» Objective:
Below is some material; set it all down exactly, apart from the pictures.

» Available data:
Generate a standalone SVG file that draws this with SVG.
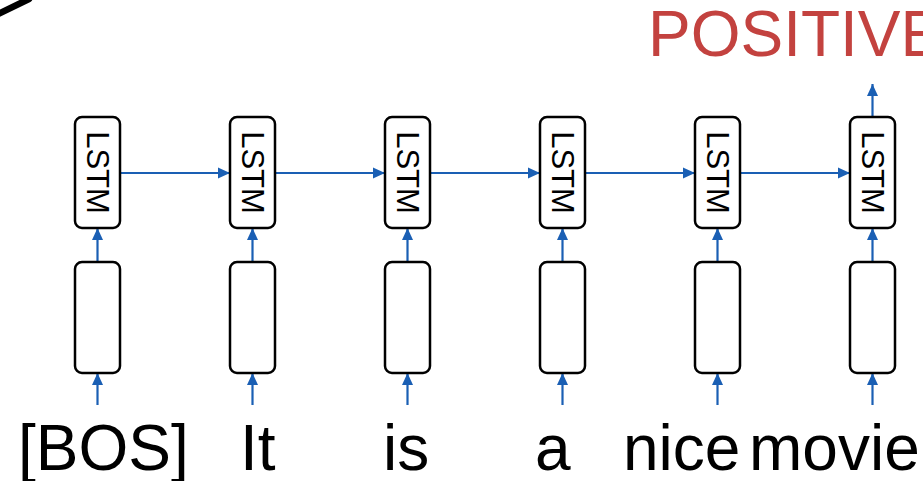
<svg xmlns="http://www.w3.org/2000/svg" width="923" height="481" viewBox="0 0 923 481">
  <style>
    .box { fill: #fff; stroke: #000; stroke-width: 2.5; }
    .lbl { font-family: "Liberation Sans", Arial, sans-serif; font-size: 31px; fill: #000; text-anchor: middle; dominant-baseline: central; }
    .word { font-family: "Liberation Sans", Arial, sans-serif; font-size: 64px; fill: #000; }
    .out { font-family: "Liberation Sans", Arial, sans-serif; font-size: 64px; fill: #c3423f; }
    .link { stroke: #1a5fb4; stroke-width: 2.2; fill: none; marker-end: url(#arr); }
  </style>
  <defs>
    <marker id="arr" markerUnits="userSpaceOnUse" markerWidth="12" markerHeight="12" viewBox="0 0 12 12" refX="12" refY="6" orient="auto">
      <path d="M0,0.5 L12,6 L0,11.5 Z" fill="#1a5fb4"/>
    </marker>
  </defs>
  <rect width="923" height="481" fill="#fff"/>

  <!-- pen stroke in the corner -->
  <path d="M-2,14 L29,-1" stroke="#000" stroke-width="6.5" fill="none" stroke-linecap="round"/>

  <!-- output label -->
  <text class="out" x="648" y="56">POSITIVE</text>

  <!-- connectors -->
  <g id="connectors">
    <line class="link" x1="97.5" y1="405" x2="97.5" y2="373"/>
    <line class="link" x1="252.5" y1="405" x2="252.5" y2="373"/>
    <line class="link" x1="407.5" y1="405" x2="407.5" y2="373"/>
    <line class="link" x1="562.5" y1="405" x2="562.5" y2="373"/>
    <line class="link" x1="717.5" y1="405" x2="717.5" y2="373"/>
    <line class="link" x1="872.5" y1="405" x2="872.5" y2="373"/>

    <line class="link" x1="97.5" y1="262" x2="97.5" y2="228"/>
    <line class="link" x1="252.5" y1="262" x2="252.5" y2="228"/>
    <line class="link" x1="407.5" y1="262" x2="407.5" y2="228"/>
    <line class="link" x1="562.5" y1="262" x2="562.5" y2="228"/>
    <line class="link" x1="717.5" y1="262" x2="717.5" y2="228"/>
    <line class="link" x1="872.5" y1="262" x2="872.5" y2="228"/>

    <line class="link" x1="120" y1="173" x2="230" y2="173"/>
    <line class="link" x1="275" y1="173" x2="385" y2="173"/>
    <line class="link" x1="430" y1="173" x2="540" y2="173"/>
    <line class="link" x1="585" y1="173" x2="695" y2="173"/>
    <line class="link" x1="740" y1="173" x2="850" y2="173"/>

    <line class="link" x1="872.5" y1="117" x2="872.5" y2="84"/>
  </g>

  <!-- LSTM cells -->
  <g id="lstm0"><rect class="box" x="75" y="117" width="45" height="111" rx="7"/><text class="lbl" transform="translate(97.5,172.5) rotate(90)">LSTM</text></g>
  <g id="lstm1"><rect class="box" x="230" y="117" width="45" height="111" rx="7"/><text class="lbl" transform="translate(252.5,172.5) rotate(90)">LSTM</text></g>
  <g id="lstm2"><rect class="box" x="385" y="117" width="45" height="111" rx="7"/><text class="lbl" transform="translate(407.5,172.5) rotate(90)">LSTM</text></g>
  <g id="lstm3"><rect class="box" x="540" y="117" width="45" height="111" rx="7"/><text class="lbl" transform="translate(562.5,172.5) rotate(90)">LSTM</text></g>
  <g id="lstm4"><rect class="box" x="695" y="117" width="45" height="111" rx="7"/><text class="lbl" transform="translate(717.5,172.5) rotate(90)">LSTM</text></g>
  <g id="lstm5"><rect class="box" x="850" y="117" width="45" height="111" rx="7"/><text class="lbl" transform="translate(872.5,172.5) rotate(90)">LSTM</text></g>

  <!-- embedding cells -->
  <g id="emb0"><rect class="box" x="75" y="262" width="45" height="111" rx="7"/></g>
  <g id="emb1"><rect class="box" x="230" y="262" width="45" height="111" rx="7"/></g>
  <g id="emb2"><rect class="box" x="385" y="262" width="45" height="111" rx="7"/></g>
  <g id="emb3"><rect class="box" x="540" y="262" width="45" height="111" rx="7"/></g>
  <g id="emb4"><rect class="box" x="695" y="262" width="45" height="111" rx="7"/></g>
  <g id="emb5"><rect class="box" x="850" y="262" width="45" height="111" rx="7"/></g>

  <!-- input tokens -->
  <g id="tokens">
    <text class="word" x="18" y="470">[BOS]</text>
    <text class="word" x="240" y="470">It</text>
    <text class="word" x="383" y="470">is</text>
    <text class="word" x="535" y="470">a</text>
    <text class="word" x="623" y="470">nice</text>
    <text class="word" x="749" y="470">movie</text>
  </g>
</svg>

» Worked solution:
Generate a standalone SVG file that draws this with SVG.
<svg xmlns="http://www.w3.org/2000/svg" width="923" height="481" viewBox="0 0 923 481">
  <style>
    .box { fill: #fff; stroke: #000; stroke-width: 2.5; }
    .lbl { font-family: "Liberation Sans", Arial, sans-serif; font-size: 31px; fill: #000; text-anchor: middle; dominant-baseline: central; }
    .word { font-family: "Liberation Sans", Arial, sans-serif; font-size: 64px; fill: #000; }
    .out { font-family: "Liberation Sans", Arial, sans-serif; font-size: 64px; fill: #c3423f; }
    .link { stroke: #1a5fb4; stroke-width: 2.2; fill: none; marker-end: url(#arr); }
  </style>
  <defs>
    <marker id="arr" markerUnits="userSpaceOnUse" markerWidth="12" markerHeight="12" viewBox="0 0 12 12" refX="12" refY="6" orient="auto">
      <path d="M0,0.5 L12,6 L0,11.5 Z" fill="#1a5fb4"/>
    </marker>
  </defs>
  <rect width="923" height="481" fill="#fff"/>

  <!-- pen stroke in the corner -->
  <path d="M-2,14 L29,-1" stroke="#000" stroke-width="6.5" fill="none" stroke-linecap="round"/>

  <!-- output label -->
  <text class="out" x="648" y="56">POSITIVE</text>

  <!-- connectors -->
  <g id="connectors">
    <line class="link" x1="97.5" y1="405" x2="97.5" y2="373"/>
    <line class="link" x1="252.5" y1="405" x2="252.5" y2="373"/>
    <line class="link" x1="407.5" y1="405" x2="407.5" y2="373"/>
    <line class="link" x1="562.5" y1="405" x2="562.5" y2="373"/>
    <line class="link" x1="717.5" y1="405" x2="717.5" y2="373"/>
    <line class="link" x1="872.5" y1="405" x2="872.5" y2="373"/>

    <line class="link" x1="97.5" y1="262" x2="97.5" y2="228"/>
    <line class="link" x1="252.5" y1="262" x2="252.5" y2="228"/>
    <line class="link" x1="407.5" y1="262" x2="407.5" y2="228"/>
    <line class="link" x1="562.5" y1="262" x2="562.5" y2="228"/>
    <line class="link" x1="717.5" y1="262" x2="717.5" y2="228"/>
    <line class="link" x1="872.5" y1="262" x2="872.5" y2="228"/>

    <line class="link" x1="120" y1="173" x2="230" y2="173"/>
    <line class="link" x1="275" y1="173" x2="385" y2="173"/>
    <line class="link" x1="430" y1="173" x2="540" y2="173"/>
    <line class="link" x1="585" y1="173" x2="695" y2="173"/>
    <line class="link" x1="740" y1="173" x2="850" y2="173"/>

    <line class="link" x1="872.5" y1="117" x2="872.5" y2="84"/>
  </g>

  <!-- LSTM cells -->
  <g id="lstm0"><rect class="box" x="75" y="117" width="45" height="111" rx="7"/><text class="lbl" transform="translate(97.5,172.5) rotate(90)">LSTM</text></g>
  <g id="lstm1"><rect class="box" x="230" y="117" width="45" height="111" rx="7"/><text class="lbl" transform="translate(252.5,172.5) rotate(90)">LSTM</text></g>
  <g id="lstm2"><rect class="box" x="385" y="117" width="45" height="111" rx="7"/><text class="lbl" transform="translate(407.5,172.5) rotate(90)">LSTM</text></g>
  <g id="lstm3"><rect class="box" x="540" y="117" width="45" height="111" rx="7"/><text class="lbl" transform="translate(562.5,172.5) rotate(90)">LSTM</text></g>
  <g id="lstm4"><rect class="box" x="695" y="117" width="45" height="111" rx="7"/><text class="lbl" transform="translate(717.5,172.5) rotate(90)">LSTM</text></g>
  <g id="lstm5"><rect class="box" x="850" y="117" width="45" height="111" rx="7"/><text class="lbl" transform="translate(872.5,172.5) rotate(90)">LSTM</text></g>

  <!-- embedding cells -->
  <g id="emb0"><rect class="box" x="75" y="262" width="45" height="111" rx="7"/></g>
  <g id="emb1"><rect class="box" x="230" y="262" width="45" height="111" rx="7"/></g>
  <g id="emb2"><rect class="box" x="385" y="262" width="45" height="111" rx="7"/></g>
  <g id="emb3"><rect class="box" x="540" y="262" width="45" height="111" rx="7"/></g>
  <g id="emb4"><rect class="box" x="695" y="262" width="45" height="111" rx="7"/></g>
  <g id="emb5"><rect class="box" x="850" y="262" width="45" height="111" rx="7"/></g>

  <!-- input tokens -->
  <g id="tokens">
    <text class="word" x="18" y="470">[BOS]</text>
    <text class="word" x="240" y="470">It</text>
    <text class="word" x="383" y="470">is</text>
    <text class="word" x="535" y="470">a</text>
    <text class="word" x="623" y="470">nice</text>
    <text class="word" x="749" y="470">movie</text>
  </g>
</svg>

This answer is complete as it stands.